OBJECTIVE >> Copy out the whole listing exactly as written, leaving the pictures behind.
+++
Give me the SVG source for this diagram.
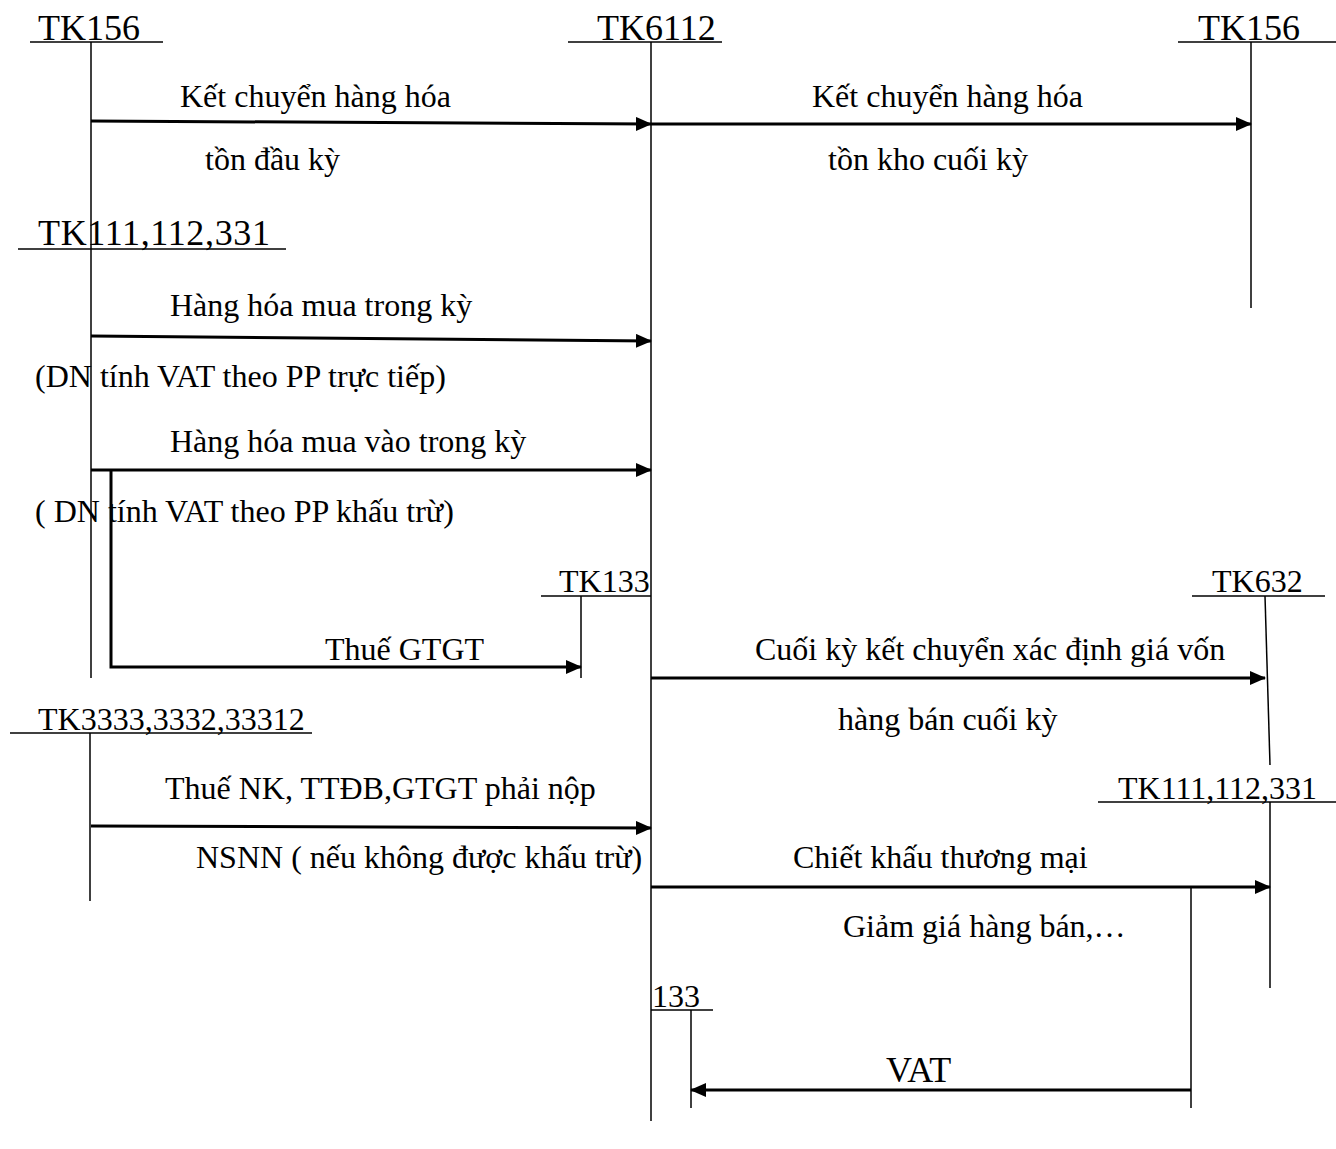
<svg xmlns="http://www.w3.org/2000/svg" width="1336" height="1149" viewBox="0 0 1336 1149">
<style>
text{font-family:"Liberation Serif","Times New Roman",serif;fill:#000;font-size:32px}
.big{font-size:36px}
.ul{stroke:#000;stroke-width:1.5;fill:none}
.ax{stroke:#000;stroke-width:1.5;fill:none}
.ar{stroke:#000;stroke-width:3;fill:none;marker-end:url(#ah)}
</style>
<defs>
<marker id="ah" markerWidth="16" markerHeight="14" refX="15" refY="7" orient="auto" markerUnits="userSpaceOnUse">
<path d="M0,0 L16,7 L0,14 Z" fill="#000"/>
</marker>
</defs>
<rect width="1336" height="1149" fill="#fff"/>
<g id="tk156-left">
<text class="big" x="38" y="40">TK156</text>
<line class="ul" x1="30" y1="42" x2="163" y2="42"/>
<line class="ax" x1="91" y1="42" x2="91" y2="249"/>
</g>
<g id="tk6112">
<text class="big" x="597" y="40">TK6112</text>
<line class="ul" x1="568" y1="42" x2="722" y2="42"/>
<line class="ax" x1="651" y1="42" x2="651" y2="1121"/>
</g>
<g id="tk156-right">
<text class="big" x="1198" y="40">TK156</text>
<line class="ul" x1="1178" y1="42" x2="1336" y2="42"/>
<line class="ax" x1="1251" y1="42" x2="1251" y2="308"/>
</g>
<g id="tk111-left">
<text class="big" x="38" y="245" textLength="232">TK111,112,331</text>
<line class="ul" x1="18" y1="249" x2="286" y2="249"/>
<line class="ax" x1="91" y1="249" x2="91" y2="678"/>
</g>
<g id="tk133">
<text x="559" y="592">TK133</text>
<line class="ul" x1="541" y1="596" x2="651" y2="596"/>
<line class="ax" x1="581" y1="596" x2="581" y2="678"/>
</g>
<g id="tk632">
<text x="1212" y="592">TK632</text>
<line class="ul" x1="1192" y1="596" x2="1325" y2="596"/>
<line class="ax" x1="1265" y1="596" x2="1270" y2="765"/>
</g>
<g id="tk3333">
<text x="38" y="730">TK3333,3332,33312</text>
<line class="ul" x1="10" y1="733" x2="312" y2="733"/>
<line class="ax" x1="90" y1="733" x2="90" y2="901"/>
</g>
<g id="tk111-right">
<text x="1118" y="799">TK111,112,331</text>
<line class="ul" x1="1098" y1="802" x2="1336" y2="802"/>
<line class="ax" x1="1270" y1="802" x2="1270" y2="988"/>
</g>
<g id="tk133b">
<text x="652" y="1007">133</text>
<line class="ul" x1="651" y1="1010" x2="713" y2="1010"/>
<line class="ax" x1="691" y1="1010" x2="691" y2="1108"/>
</g>
<g id="connectors">
<path class="ar" d="M91,121 L651,124"/>
<path class="ar" d="M651,124 L1251,124"/>
<path class="ar" d="M91,336 L651,341"/>
<path class="ar" d="M91,470 L651,470"/>
<path class="ar" d="M111,470 L111,667 L581,667"/>
<path class="ar" d="M651,678 L1265,678"/>
<path class="ar" d="M91,826 L651,828"/>
<path class="ar" d="M651,887 L1270,887"/>
<line class="ax" x1="1191" y1="887" x2="1191" y2="1108"/>
<path class="ar" d="M1191,1090 L691,1090"/>
</g>
<g id="labels">
<text x="180" y="107">Kết chuyển hàng hóa</text>
<text x="205" y="170">tồn đầu kỳ</text>
<text x="812" y="107">Kết chuyển hàng hóa</text>
<text x="828" y="170">tồn kho cuối kỳ</text>
<text x="170" y="316">Hàng hóa mua trong kỳ</text>
<text x="35" y="387">(DN tính VAT theo PP trực tiếp)</text>
<text x="170" y="452">Hàng hóa mua vào trong kỳ</text>
<text x="35" y="522">( DN tính VAT theo PP khấu trừ)</text>
<text x="325" y="660">Thuế GTGT</text>
<text x="755" y="660">Cuối kỳ kết chuyển xác định giá vốn</text>
<text x="838" y="730">hàng bán cuối kỳ</text>
<text x="165" y="799">Thuế NK, TTĐB,GTGT phải nộp</text>
<text x="196" y="868">NSNN ( nếu không được khấu trừ)</text>
<text x="793" y="868">Chiết khấu thương mại</text>
<text x="843" y="937">Giảm giá hàng bán,…</text>
<text class="big" x="886" y="1082">VAT</text>
</g>
</svg>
+++
RESULT BELOW >>
Give me the SVG source for this diagram.
<svg xmlns="http://www.w3.org/2000/svg" width="1336" height="1149" viewBox="0 0 1336 1149">
<style>
text{font-family:"Liberation Serif","Times New Roman",serif;fill:#000;font-size:32px}
.big{font-size:36px}
.ul{stroke:#000;stroke-width:1.5;fill:none}
.ax{stroke:#000;stroke-width:1.5;fill:none}
.ar{stroke:#000;stroke-width:3;fill:none;marker-end:url(#ah)}
</style>
<defs>
<marker id="ah" markerWidth="16" markerHeight="14" refX="15" refY="7" orient="auto" markerUnits="userSpaceOnUse">
<path d="M0,0 L16,7 L0,14 Z" fill="#000"/>
</marker>
</defs>
<rect width="1336" height="1149" fill="#fff"/>
<g id="tk156-left">
<text class="big" x="38" y="40">TK156</text>
<line class="ul" x1="30" y1="42" x2="163" y2="42"/>
<line class="ax" x1="91" y1="42" x2="91" y2="249"/>
</g>
<g id="tk6112">
<text class="big" x="597" y="40">TK6112</text>
<line class="ul" x1="568" y1="42" x2="722" y2="42"/>
<line class="ax" x1="651" y1="42" x2="651" y2="1121"/>
</g>
<g id="tk156-right">
<text class="big" x="1198" y="40">TK156</text>
<line class="ul" x1="1178" y1="42" x2="1336" y2="42"/>
<line class="ax" x1="1251" y1="42" x2="1251" y2="308"/>
</g>
<g id="tk111-left">
<text class="big" x="38" y="245" textLength="232">TK111,112,331</text>
<line class="ul" x1="18" y1="249" x2="286" y2="249"/>
<line class="ax" x1="91" y1="249" x2="91" y2="678"/>
</g>
<g id="tk133">
<text x="559" y="592">TK133</text>
<line class="ul" x1="541" y1="596" x2="651" y2="596"/>
<line class="ax" x1="581" y1="596" x2="581" y2="678"/>
</g>
<g id="tk632">
<text x="1212" y="592">TK632</text>
<line class="ul" x1="1192" y1="596" x2="1325" y2="596"/>
<line class="ax" x1="1265" y1="596" x2="1270" y2="765"/>
</g>
<g id="tk3333">
<text x="38" y="730">TK3333,3332,33312</text>
<line class="ul" x1="10" y1="733" x2="312" y2="733"/>
<line class="ax" x1="90" y1="733" x2="90" y2="901"/>
</g>
<g id="tk111-right">
<text x="1118" y="799">TK111,112,331</text>
<line class="ul" x1="1098" y1="802" x2="1336" y2="802"/>
<line class="ax" x1="1270" y1="802" x2="1270" y2="988"/>
</g>
<g id="tk133b">
<text x="652" y="1007">133</text>
<line class="ul" x1="651" y1="1010" x2="713" y2="1010"/>
<line class="ax" x1="691" y1="1010" x2="691" y2="1108"/>
</g>
<g id="connectors">
<path class="ar" d="M91,121 L651,124"/>
<path class="ar" d="M651,124 L1251,124"/>
<path class="ar" d="M91,336 L651,341"/>
<path class="ar" d="M91,470 L651,470"/>
<path class="ar" d="M111,470 L111,667 L581,667"/>
<path class="ar" d="M651,678 L1265,678"/>
<path class="ar" d="M91,826 L651,828"/>
<path class="ar" d="M651,887 L1270,887"/>
<line class="ax" x1="1191" y1="887" x2="1191" y2="1108"/>
<path class="ar" d="M1191,1090 L691,1090"/>
</g>
<g id="labels">
<text x="180" y="107">Kết chuyển hàng hóa</text>
<text x="205" y="170">tồn đầu kỳ</text>
<text x="812" y="107">Kết chuyển hàng hóa</text>
<text x="828" y="170">tồn kho cuối kỳ</text>
<text x="170" y="316">Hàng hóa mua trong kỳ</text>
<text x="35" y="387">(DN tính VAT theo PP trực tiếp)</text>
<text x="170" y="452">Hàng hóa mua vào trong kỳ</text>
<text x="35" y="522">( DN tính VAT theo PP khấu trừ)</text>
<text x="325" y="660">Thuế GTGT</text>
<text x="755" y="660">Cuối kỳ kết chuyển xác định giá vốn</text>
<text x="838" y="730">hàng bán cuối kỳ</text>
<text x="165" y="799">Thuế NK, TTĐB,GTGT phải nộp</text>
<text x="196" y="868">NSNN ( nếu không được khấu trừ)</text>
<text x="793" y="868">Chiết khấu thương mại</text>
<text x="843" y="937">Giảm giá hàng bán,…</text>
<text class="big" x="886" y="1082">VAT</text>
</g>
</svg>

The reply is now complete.